#### [Set problem]
Retype all of the listing exactly, passing over any picture you find.

#### [Material for this task]
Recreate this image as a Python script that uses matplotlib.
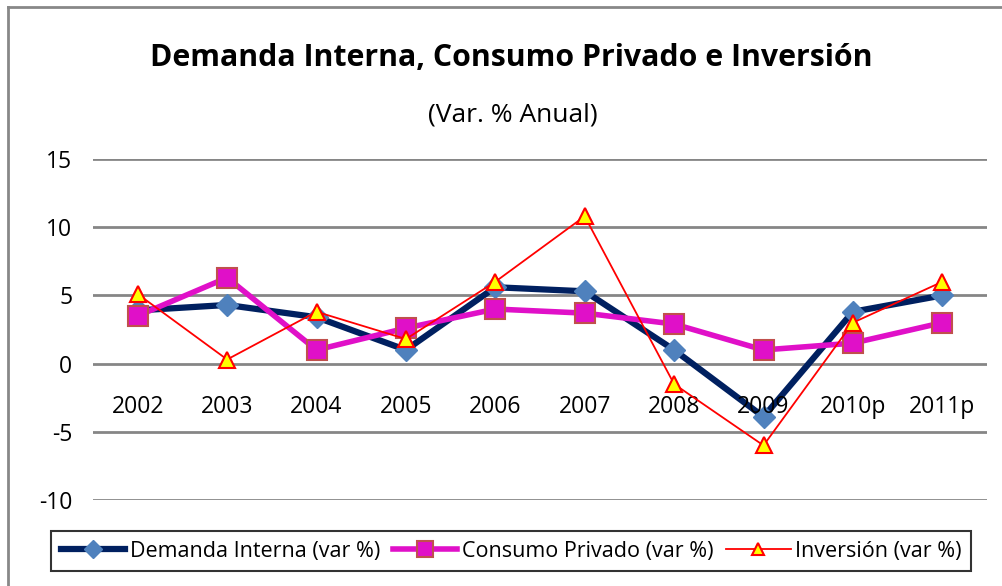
import matplotlib
matplotlib.use("Agg")
import matplotlib.pyplot as plt
from matplotlib.lines import Line2D

plt.rcParams['font.family'] = ['Open Sans', 'DejaVu Sans']

# Values
years = ["2002", "2003", "2004", "2005", "2006", "2007", "2008", "2009", "2010p", "2011p"]
demanda = [3.9, 4.3, 3.4, 1.0, 5.6, 5.3, 1.0, -3.9, 3.8, 5.0]
consumo = [3.5, 6.3, 1.0, 2.6, 4.0, 3.7, 2.9, 1.0, 1.5, 3.0]
inversion = [5.1, 0.3, 3.8, 1.8, 6.0, 10.8, -1.5, -6.0, 3.0, 6.0]
y_ticks = [-10, -5, 0, 5, 10, 15]

W, H = 1003, 586
fig = plt.figure(figsize=(W / 100, H / 100), dpi=100)
ax = fig.add_axes([93 / W, 1 - 500 / H, (987 - 93) / W, (500 - 159) / H])

x = list(range(len(years)))

ax.plot(x, demanda, color="#002060", linewidth=4.5, marker="D", markersize=11,
        markerfacecolor="#4F81BD", markeredgecolor="#4F81BD",
        label="Demanda Interna (var %)", zorder=3)
ax.plot(x, consumo, color="#E010C8", linewidth=4, marker="s", markersize=15,
        markerfacecolor="#E010C8", markeredgecolor="#C0504D", markeredgewidth=1.5,
        label="Consumo Privado (var %)", zorder=4)
ax.plot(x, inversion, color="#FF0000", linewidth=1.3, marker="^", markersize=11,
        markerfacecolor="#FFFF00", markeredgecolor="#FF0000", markeredgewidth=1.5,
        label="Inversión (var %)", zorder=5)

ax.set_xlim(-0.5, len(years) - 0.5)
ax.set_ylim(-10, 15)
ax.set_yticks(y_ticks)
ax.set_yticklabels([str(t) for t in y_ticks], fontsize=16.5)
ax.tick_params(axis="y", length=0, pad=15)
ax.set_xticks([])
for s in ax.spines.values():
    s.set_visible(False)
ax.grid(axis="y", color="#868686", linewidth=2)
ax.set_axisbelow(True)

# category labels sit just under the zero line, inside the plot
for i, lbl in enumerate(years):
    ax.annotate(lbl, (i, 0), xytext=(0, -43), textcoords="offset pixels",
                ha="center", va="center", fontsize=16.5)

fig.text(0.51, 1 - 58 / H, "Demanda Interna, Consumo Privado e Inversión",
         ha="center", va="center", fontsize=21.8, fontweight="bold")
fig.text(0.511, 1 - 115 / H, "(Var. % Anual)", ha="center", va="center", fontsize=19)

leg = fig.legend(loc="center", bbox_to_anchor=(511 / W, 1 - 551 / H), ncol=3,
                 fontsize=15.5, frameon=True, fancybox=False, handlelength=3.0,
                 handletextpad=0.2, columnspacing=0.6, borderpad=0.45, markerscale=0.8)
leg.get_frame().set_edgecolor("black")
leg.get_frame().set_linewidth(1.5)

# outer chart border (left and top edges visible)
fig.add_artist(Line2D([8.5 / W, 8.5 / W], [0, 1 - 7 / H], transform=fig.transFigure,
                      color="#888888", linewidth=2))
fig.add_artist(Line2D([8.5 / W, 1], [1 - 7 / H, 1 - 7 / H], transform=fig.transFigure,
                      color="#888888", linewidth=2))

fig.savefig("out.png", dpi=100)
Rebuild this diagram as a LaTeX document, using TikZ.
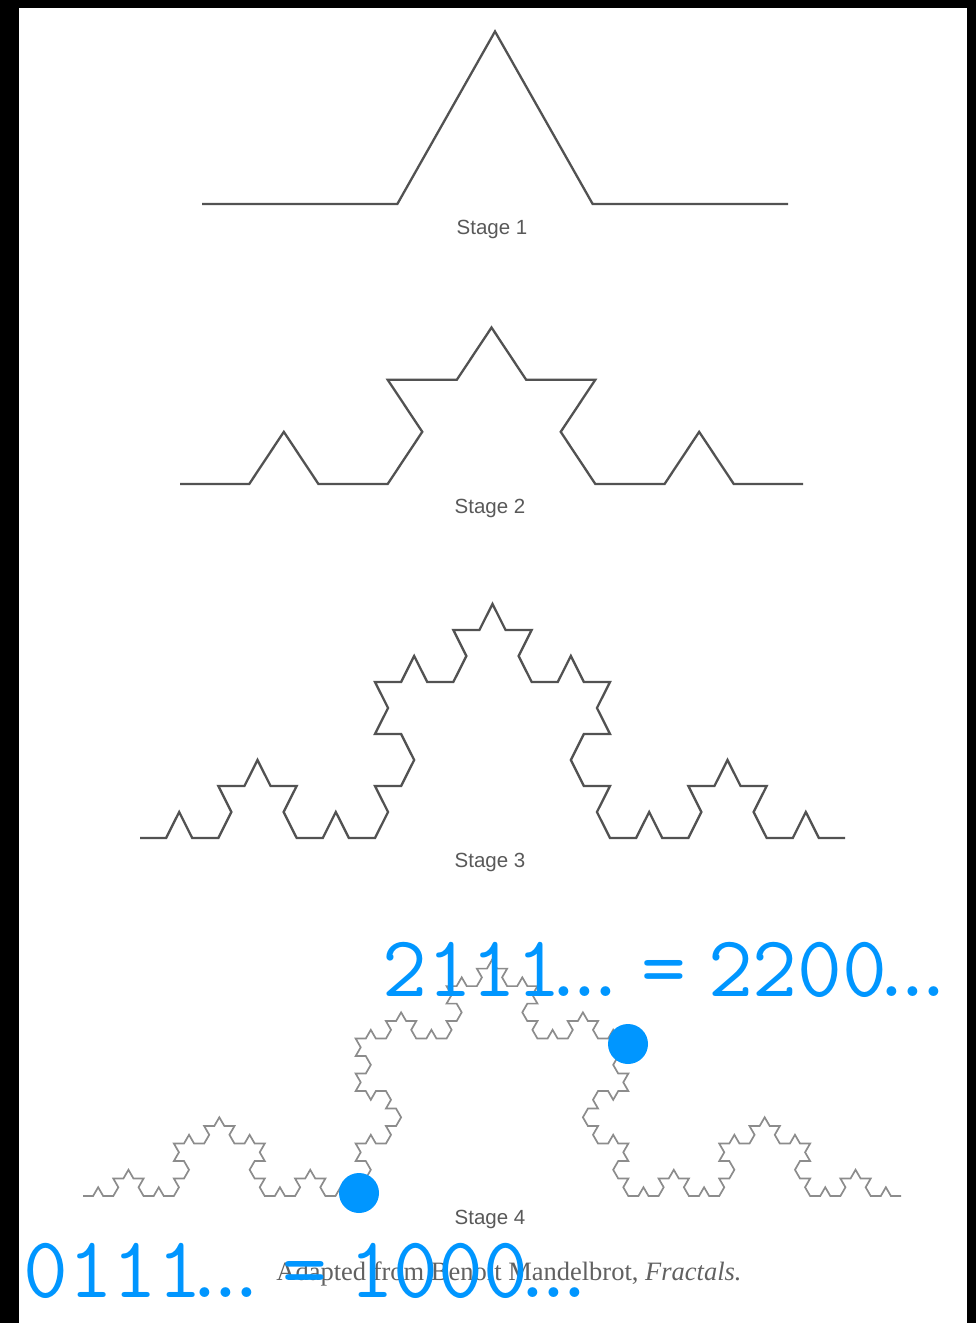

#### [Correct result]
Recreate this image as a Python script that uses matplotlib.
import matplotlib
matplotlib.use("Agg")
import matplotlib.pyplot as plt
from matplotlib.lines import Line2D

plt.rcParams['font.family'] = ['Open Sans', 'DejaVu Sans']

# Values
years = ["2002", "2003", "2004", "2005", "2006", "2007", "2008", "2009", "2010p", "2011p"]
demanda = [3.9, 4.3, 3.4, 1.0, 5.6, 5.3, 1.0, -3.9, 3.8, 5.0]
consumo = [3.5, 6.3, 1.0, 2.6, 4.0, 3.7, 2.9, 1.0, 1.5, 3.0]
inversion = [5.1, 0.3, 3.8, 1.8, 6.0, 10.8, -1.5, -6.0, 3.0, 6.0]
y_ticks = [-10, -5, 0, 5, 10, 15]

W, H = 1003, 586
fig = plt.figure(figsize=(W / 100, H / 100), dpi=100)
ax = fig.add_axes([93 / W, 1 - 500 / H, (987 - 93) / W, (500 - 159) / H])

x = list(range(len(years)))

ax.plot(x, demanda, color="#002060", linewidth=4.5, marker="D", markersize=11,
        markerfacecolor="#4F81BD", markeredgecolor="#4F81BD",
        label="Demanda Interna (var %)", zorder=3)
ax.plot(x, consumo, color="#E010C8", linewidth=4, marker="s", markersize=15,
        markerfacecolor="#E010C8", markeredgecolor="#C0504D", markeredgewidth=1.5,
        label="Consumo Privado (var %)", zorder=4)
ax.plot(x, inversion, color="#FF0000", linewidth=1.3, marker="^", markersize=11,
        markerfacecolor="#FFFF00", markeredgecolor="#FF0000", markeredgewidth=1.5,
        label="Inversión (var %)", zorder=5)

ax.set_xlim(-0.5, len(years) - 0.5)
ax.set_ylim(-10, 15)
ax.set_yticks(y_ticks)
ax.set_yticklabels([str(t) for t in y_ticks], fontsize=16.5)
ax.tick_params(axis="y", length=0, pad=15)
ax.set_xticks([])
for s in ax.spines.values():
    s.set_visible(False)
ax.grid(axis="y", color="#868686", linewidth=2)
ax.set_axisbelow(True)

# category labels sit just under the zero line, inside the plot
for i, lbl in enumerate(years):
    ax.annotate(lbl, (i, 0), xytext=(0, -43), textcoords="offset pixels",
                ha="center", va="center", fontsize=16.5)

fig.text(0.51, 1 - 58 / H, "Demanda Interna, Consumo Privado e Inversión",
         ha="center", va="center", fontsize=21.8, fontweight="bold")
fig.text(0.511, 1 - 115 / H, "(Var. % Anual)", ha="center", va="center", fontsize=19)

leg = fig.legend(loc="center", bbox_to_anchor=(511 / W, 1 - 551 / H), ncol=3,
                 fontsize=15.5, frameon=True, fancybox=False, handlelength=3.0,
                 handletextpad=0.2, columnspacing=0.6, borderpad=0.45, markerscale=0.8)
leg.get_frame().set_edgecolor("black")
leg.get_frame().set_linewidth(1.5)

# outer chart border (left and top edges visible)
fig.add_artist(Line2D([8.5 / W, 8.5 / W], [0, 1 - 7 / H], transform=fig.transFigure,
                      color="#888888", linewidth=2))
fig.add_artist(Line2D([8.5 / W, 1], [1 - 7 / H, 1 - 7 / H], transform=fig.transFigure,
                      color="#888888", linewidth=2))

fig.savefig("out.png", dpi=100)
Rebuild this diagram as a LaTeX document, using TikZ.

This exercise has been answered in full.